Include the line with "ned14 = [59.4, 12.3, 7.5, 5.1, 4.7, 4.0, 3.7, 2.4]" and every line before it in the entries below, echoed exactly, but not the pictures.

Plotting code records
:::

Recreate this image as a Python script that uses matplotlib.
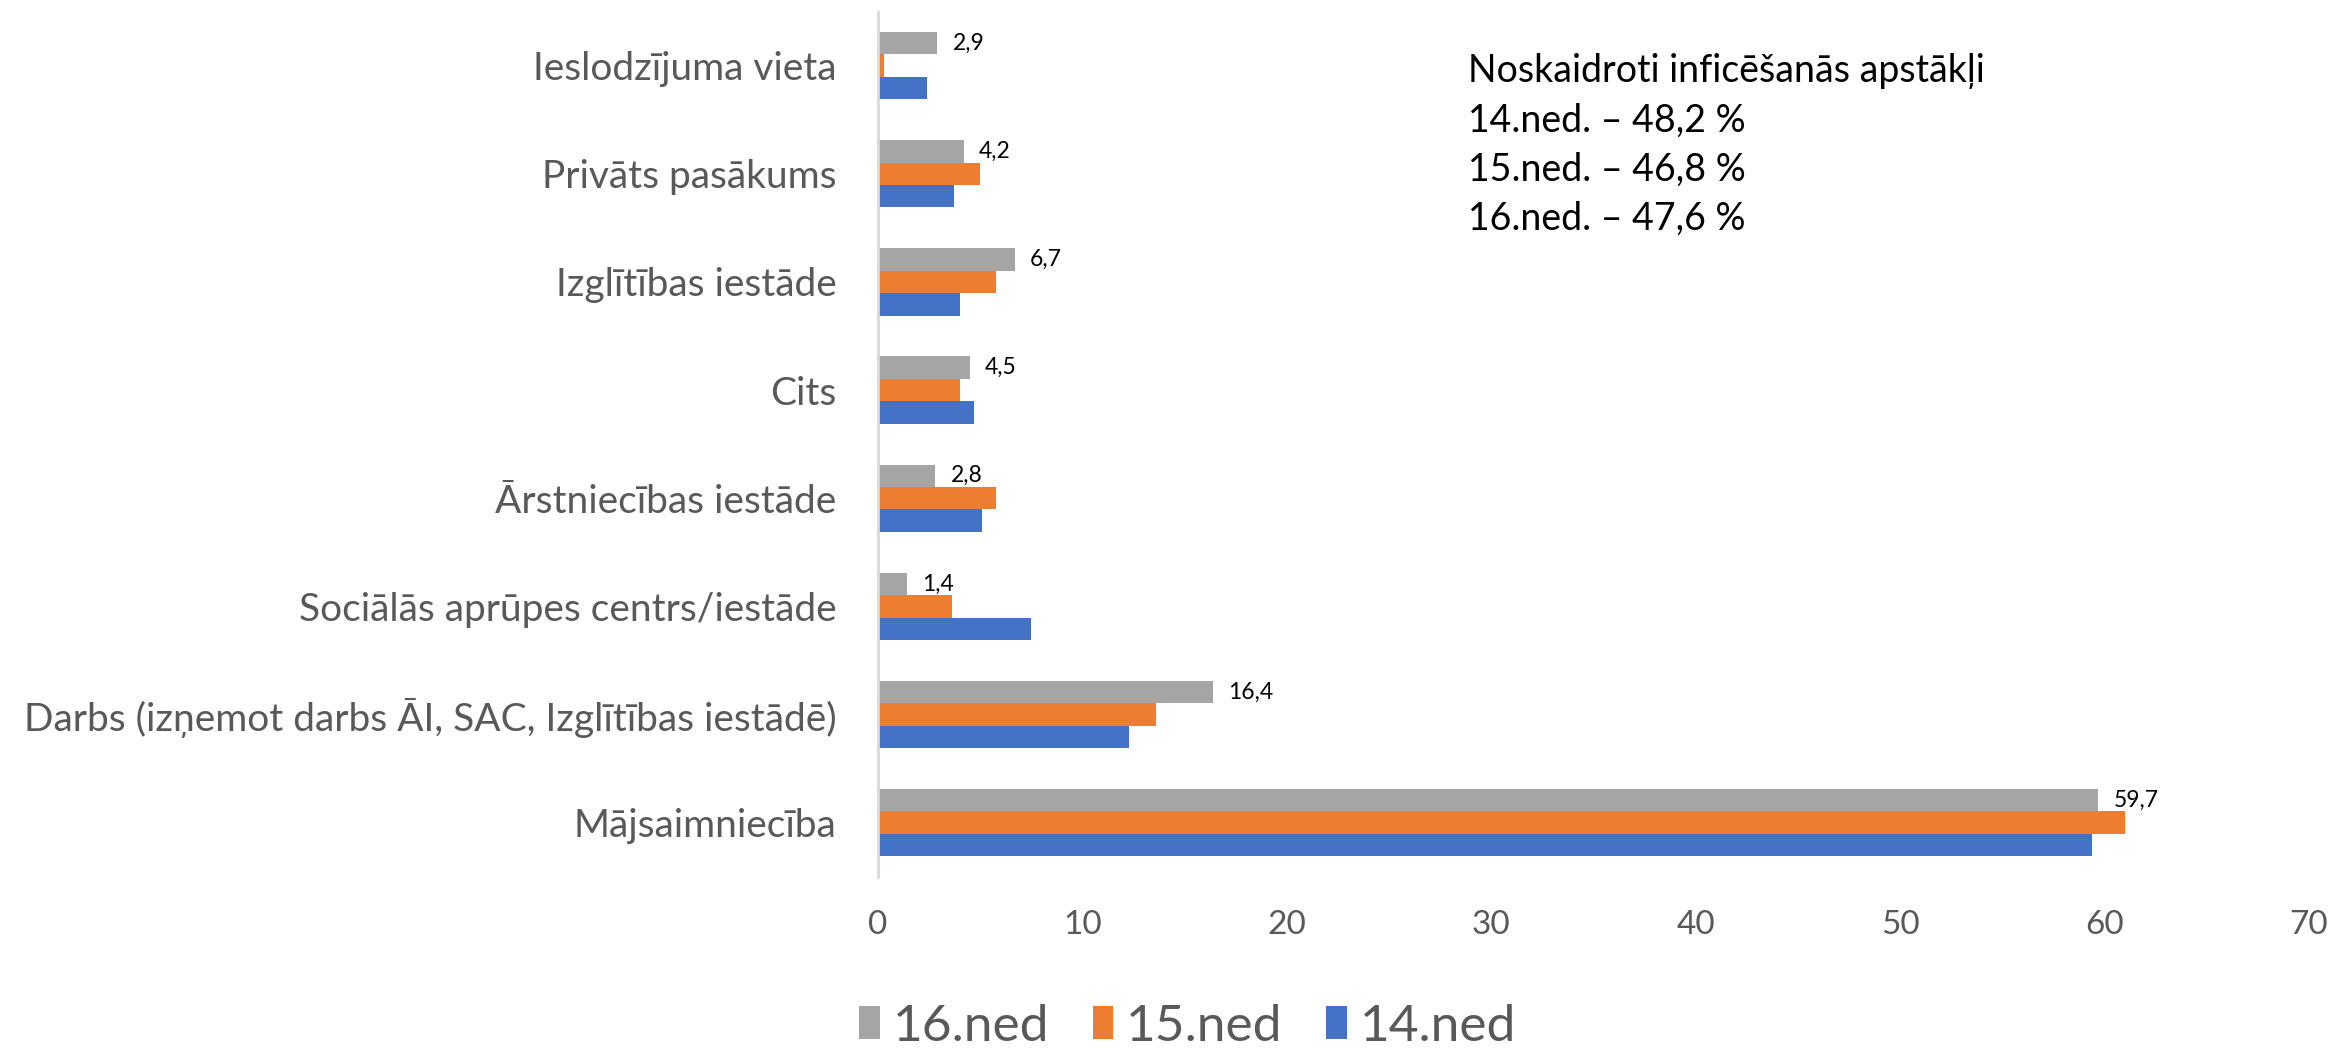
import matplotlib.pyplot as plt
import numpy as np

plt.rcParams['font.family'] = ['Lato', 'DejaVu Sans']

# Categories, bottom to top
categories = [
    "Mājsaimniecība",
    "Darbs (izņemot darbs ĀI, SAC, Izglītības iestādē)",
    "Sociālās aprūpes centrs/iestāde",
    "Ārstniecības iestāde",
    "Cits",
    "Izglītības iestāde",
    "Privāts pasākums",
    "Ieslodzījuma vieta",
]
ned16 = [59.7, 16.4, 1.4, 2.8, 4.5, 6.7, 4.2, 2.9]
ned15 = [61.0, 13.6, 3.6, 5.8, 4.0, 5.8, 5.0, 0.3]
ned14 = [59.4, 12.3, 7.5, 5.1, 4.7, 4.0, 3.7, 2.4]

note_lines = [
    "Noskaidroti inficēšanās apstākļi",
    "14.ned. – 48,2 %",
    "15.ned. – 46,8 %",
    "16.ned. – 47,6 %",
]

c16 = "#A5A5A5"
c15 = "#ED7D31"
c14 = "#4472C4"

fig = plt.figure(figsize=(23.38, 10.5), dpi=100)
ax = fig.add_axes([0.3755, 0.165, 0.612, 0.824])

y = np.arange(len(categories))
h = 0.207

b16 = ax.barh(y + h, ned16, height=h, color=c16, label="16.ned")
b15 = ax.barh(y, ned15, height=h, color=c15, label="15.ned")
b14 = ax.barh(y - h, ned14, height=h, color=c14, label="14.ned")

# value labels only on the 16th week bars
ax.bar_label(b16, labels=[f"{v:.1f}".replace(".", ",") for v in ned16],
             padding=11, fontsize=16.5, color="black")

ax.set_xlim(0, 70)
ax.set_ylim(-0.5, len(categories) - 0.5)
ax.set_xticks(range(0, 71, 10))
ax.set_yticks(y)
ax.set_yticklabels(categories)
ax.tick_params(axis="x", length=0, pad=24, labelsize=24, labelcolor="#595959")
ax.tick_params(axis="y", length=0, pad=30, labelsize=28, labelcolor="#595959")

for s in ["top", "right", "bottom"]:
    ax.spines[s].set_visible(False)
ax.spines["left"].set_color("#D9D9D9")
ax.spines["left"].set_linewidth(2)

for i, line in enumerate(note_lines):
    fig.text(0.628, 0.932 - i * 0.0467, line, fontsize=27, color="black",
             ha="left", va="center")

leg = fig.legend(handles=[b16, b15, b14], loc="center", bbox_to_anchor=(0.508, 0.022),
                 ncol=3, frameon=False, fontsize=37, handlelength=0.4,
                 handleheight=0.6, handletextpad=0.25, columnspacing=0.85)
for t in leg.get_texts():
    t.set_color("#595959")

fig.savefig("out.png", dpi=100)
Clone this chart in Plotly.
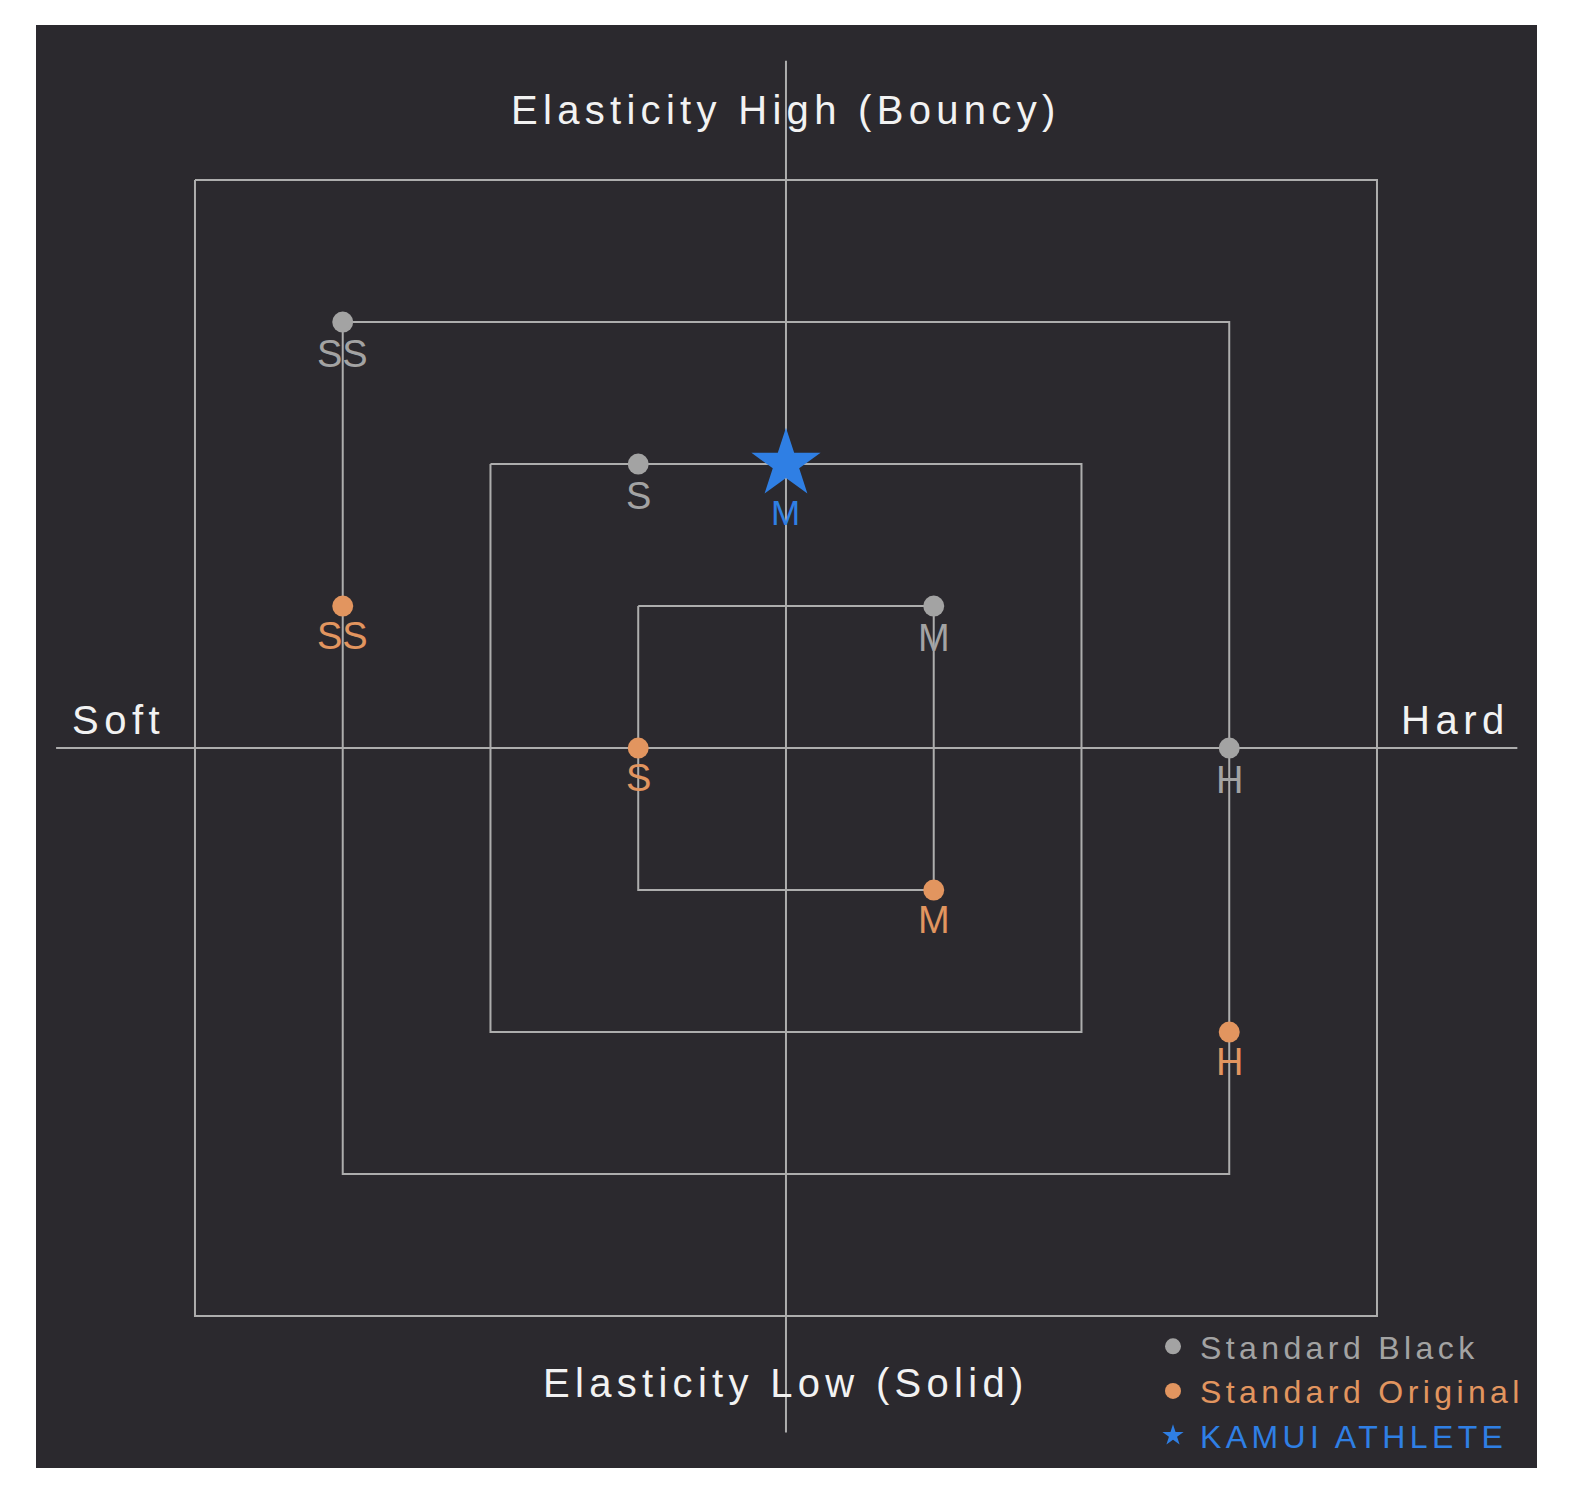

:::

Solution to the problem =
Recreate this image as a Python script that uses matplotlib.
import matplotlib.pyplot as plt
import numpy as np

plt.rcParams['font.family'] = ['Lato', 'DejaVu Sans']

# Categories, bottom to top
categories = [
    "Mājsaimniecība",
    "Darbs (izņemot darbs ĀI, SAC, Izglītības iestādē)",
    "Sociālās aprūpes centrs/iestāde",
    "Ārstniecības iestāde",
    "Cits",
    "Izglītības iestāde",
    "Privāts pasākums",
    "Ieslodzījuma vieta",
]
ned16 = [59.7, 16.4, 1.4, 2.8, 4.5, 6.7, 4.2, 2.9]
ned15 = [61.0, 13.6, 3.6, 5.8, 4.0, 5.8, 5.0, 0.3]
ned14 = [59.4, 12.3, 7.5, 5.1, 4.7, 4.0, 3.7, 2.4]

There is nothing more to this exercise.